Gordimer subverts not only race but also gender assumptions, showing Aila placing bombs in enemy houses, and Baby cutting her wrists, covering the wounds with African artefacts, and joining the military arm of resistance. The desire for liberation among women exceeds that of men in, with Sonny relegated to the minor role of a diplomat in the end, while Will is distanced from centre stage as a mere recorder. The dynamics in the political sphere thus are reversed, with the two activists Sonny and Hannah being relegated to the background in favour of the black women Aila and Baby, while the personal sphere collapses entirely. The two domains thus remain rife with tension throughout the novel, and are unstable, with relationships as well as character roles spilling over from one dynamic and unfixed space to another, constantly.

Bibliography

1. Achebe, Chinua. ‘The Role of the Writer in a New Nation.’ Nigeria magazine. 1964.

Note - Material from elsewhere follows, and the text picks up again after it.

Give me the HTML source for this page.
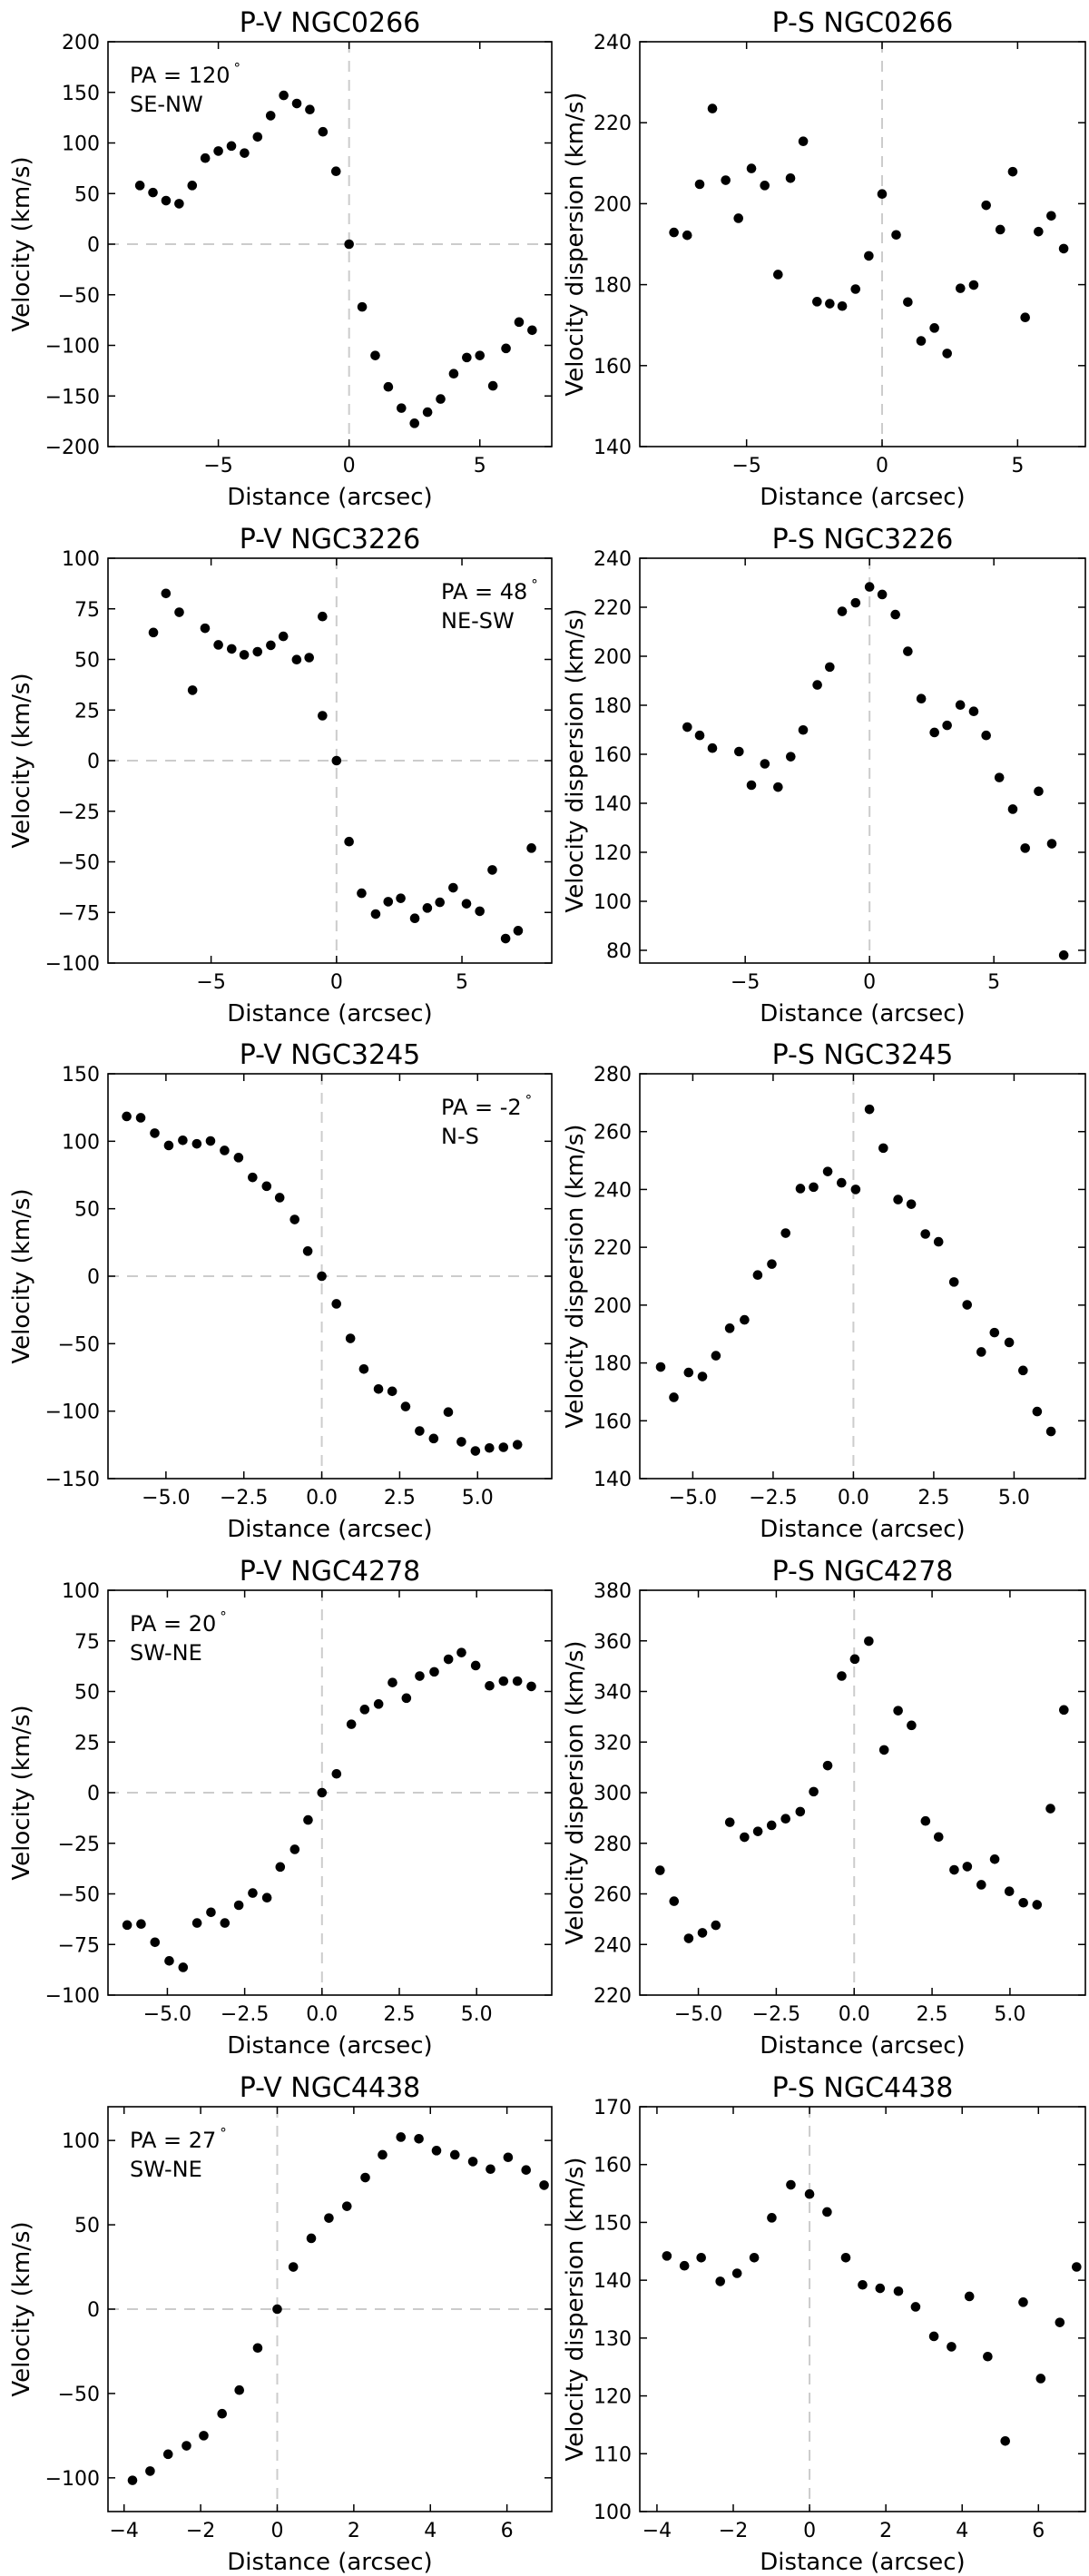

2. Achebe, Chinua. ‘The Black Writer’s Burden.’ Nigeria magazine. 1966.

3. Macaulay, Thomas Babington. ‘Minute upon Indian Education.’ 1835.

4. Ngũgĩ wa Thiong’o. Decolonising the Mind: the Politics of Language in African Literature. 1986.

5. Gramsci, Antonio. The Prison Notebooks. 1971.

6. Sonza, Jorshinelle. “My Turn, Now”: Debunking the Gordimer “Mystique” in “My Son’s Story”

7. Tjoutuku, Angelika. ‘Treating the colonial language fever: A Namibian language biography.’ Language Biographies for Multilingual Learning. 2012.